He Talked The Line
To some, Liveline presenter Joe Duffy is the nation's unofficial agony uncle, a voice for the disaffected and downtrodden. But the programme’s ‘open mic’ policy has landed it in controversial waters on more than one occasion. As his extremely personal autobiography is published, the host of RTÉ Radio’s No.2 programme accuses Trinity College of elitism, talks about the crusade against head shops, discusses his brother’s addiction and hits out at David McSavage's send-up of Liveline.
Olaf Tyaransen, 30 Nov 2011

Joe Duffy looks ever so slightly wary as Hot Press approaches him in the resident’s lounge of the Galway Radisson Blu on a bright Saturday morning at the end of October. It’s only to be expected. On page 196 of his newly published autobiography, Just Joe, the controversial Liveline presenter warns, “Beware of print interviews, where you cannot control what ends up on the page.”
He laughs when I mention this. “I think I was advocating the power of the unedited radio interview where you’re live and what you say is what people hear. You know yourself. By the way, I presume this is a transcript interview?”

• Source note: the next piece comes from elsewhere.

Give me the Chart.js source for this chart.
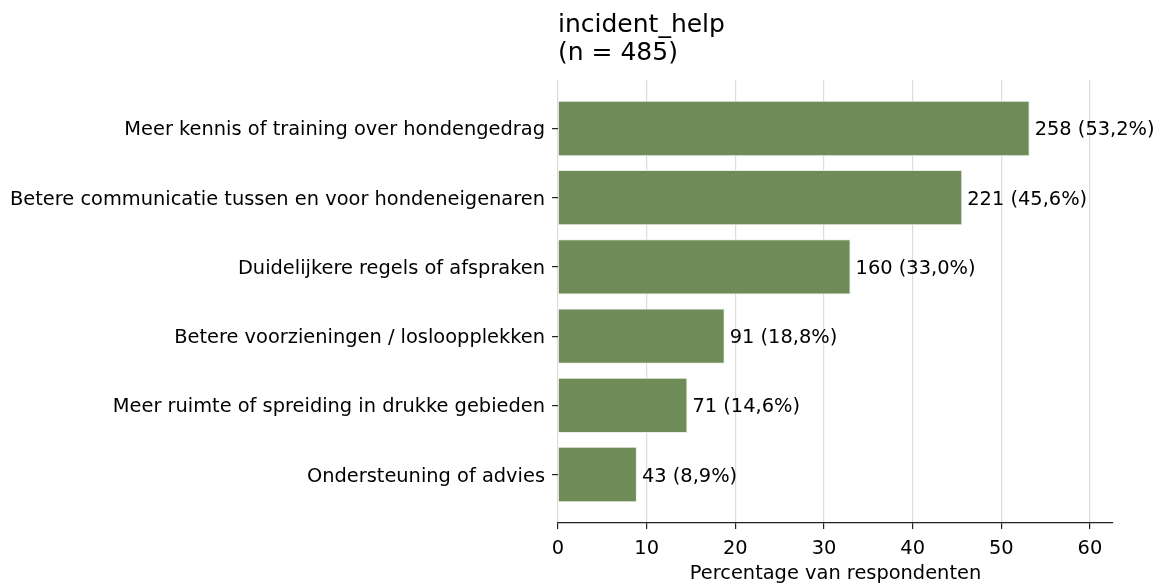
<!DOCTYPE html>
<html>
<head>
<meta charset="utf-8">
<script src="https://cdn.jsdelivr.net/npm/chart.js@4/dist/chart.umd.min.js"></script>
<style>
  html, body { margin: 0; padding: 0; background: #fff; }
  #wrap { width: 1158px; height: 586px; position: relative; }
</style>
</head>
<body>
<div id="wrap"><canvas id="chart"></canvas></div>
<script>
// Data
const categories = [
  'Meer kennis of training over hondengedrag',
  'Betere communicatie tussen en voor hondeneigenaren',
  'Duidelijkere regels of afspraken',
  'Betere voorzieningen / losloopplekken',
  'Meer ruimte of spreiding in drukke gebieden',
  'Ondersteuning of advies'
];
const counts = [258, 221, 160, 91, 71, 43];
const percents = [53.2, 45.6, 33.0, 18.8, 14.6, 8.9];
const xTicks = [0, 10, 20, 30, 40, 50, 60];

const titleLines = ['incident_help', '(n = 485)'];
const xLabel = 'Percentage van respondenten';
const barColor = '#6e8b58';
const FONT = "'DejaVu Sans', sans-serif";
const TXT = '#000';

const fmt = (c, p) => `${c} (${p.toFixed(1).replace('.', ',')}%)`;

// title + value labels
const extras = {
  id: 'extras',
  afterDatasetsDraw(chart) {
    const ctx = chart.ctx;
    const meta = chart.getDatasetMeta(0);
    ctx.save();
    ctx.fillStyle = TXT;
    ctx.font = `19.4px ${FONT}`;
    ctx.textAlign = 'left';
    ctx.textBaseline = 'middle';
    meta.data.forEach((bar, i) => {
      ctx.fillText(fmt(counts[i], percents[i]), bar.x + 5, bar.y + 2);
    });
    ctx.font = `25px ${FONT}`;
    ctx.fillText(titleLines[0], chart.chartArea.left, 25);
    ctx.fillText(titleLines[1], chart.chartArea.left, 53);
    ctx.restore();
  }
};

new Chart(document.getElementById('chart'), {
  type: 'bar',
  data: {
    datasets: [{
      data: percents.map((p, i) => ({ x: p, y: i })),
      backgroundColor: barColor,
      borderColor: '#e8eee3',
      borderWidth: 1,
      barPercentage: 0.8,
      categoryPercentage: 1
    }]
  },
  options: {
    indexAxis: 'y',
    responsive: true,
    maintainAspectRatio: false,
    animation: false,
    layout: { padding: { top: 80, right: 45, left: 0, bottom: 0 } },
    plugins: { legend: { display: false }, tooltip: { enabled: false } },
    scales: {
      x: {
        type: 'linear',
        min: 0,
        max: 62.6,
        afterBuildTicks: (s) => { s.ticks = xTicks.map(v => ({ value: v })); },
        afterFit: (s) => { s.height = 63; },
        grid: { color: '#dcdcdc', lineWidth: 1.2, tickLength: 6, tickColor: '#222' },
        border: { display: true, color: '#222', width: 1.2 },
        ticks: { color: TXT, font: { family: FONT, size: 19.4 }, padding: 8 },
        title: { display: true, text: xLabel, color: TXT, font: { family: FONT, size: 19.4 }, padding: { top: 0, bottom: 0 } }
      },
      y: {
        type: 'linear',
        reverse: true,
        offset: false,
        min: -0.7,
        max: 5.7,
        afterBuildTicks: (s) => { s.ticks = categories.map((c, i) => ({ value: i })); },
        afterFit: (s) => { s.width = 558; },
        grid: { offset: false, drawOnChartArea: false, tickLength: 6, tickColor: '#222', lineWidth: 1.2 },
        border: { display: false },
        ticks: {
          color: TXT,
          font: { family: FONT, size: 19.4 },
          padding: 7,
          labelOffset: 2,
          callback: (v) => categories[v]
        }
      }
    }
  },
  plugins: [extras]
});
</script>
</body>
</html>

Opening with a lengthy, and occasionally somewhat grim, account of his family history, Just Joe chronicles the life and times of “the boy from Ballyer” who went on to become one of RTÉ’s biggest, and best paid, stars. While some of his memories of growing up as an impoverished working-class Dub cover familiar ground, he’s commendably honest about his late father’s alcoholism and his younger brother’s ongoing struggles with drug addiction.
Determined to break out of the poverty trap, having done his Leaving Cert, Duffy studied hard at night classes, and eventually went to Trinity in his early twenties, one of the first from his neighbourhood of Ballyfermot to do so.
A natural-born campaigner, he ultimately became president of the Union of Students in Ireland. At one stage he served a fortnight in Mountjoy for his involvement in a protest over the threat to take medical cards away from students.
After Trinity, he became a probation officer, before unexpectedly landing a job as a producer in RTÉ. While his career at the national broadcaster hasn’t been without its hiccups – he was unceremoniously dropped as roving reporter for The Gay Byrne Show in 1996 – he has consistently grown in stature. He took over the Liveline mic permanently in January 1999, and has since made the show his own. Today, with an average daily audience of 400,000, it’s the second most popular radio show in Ireland.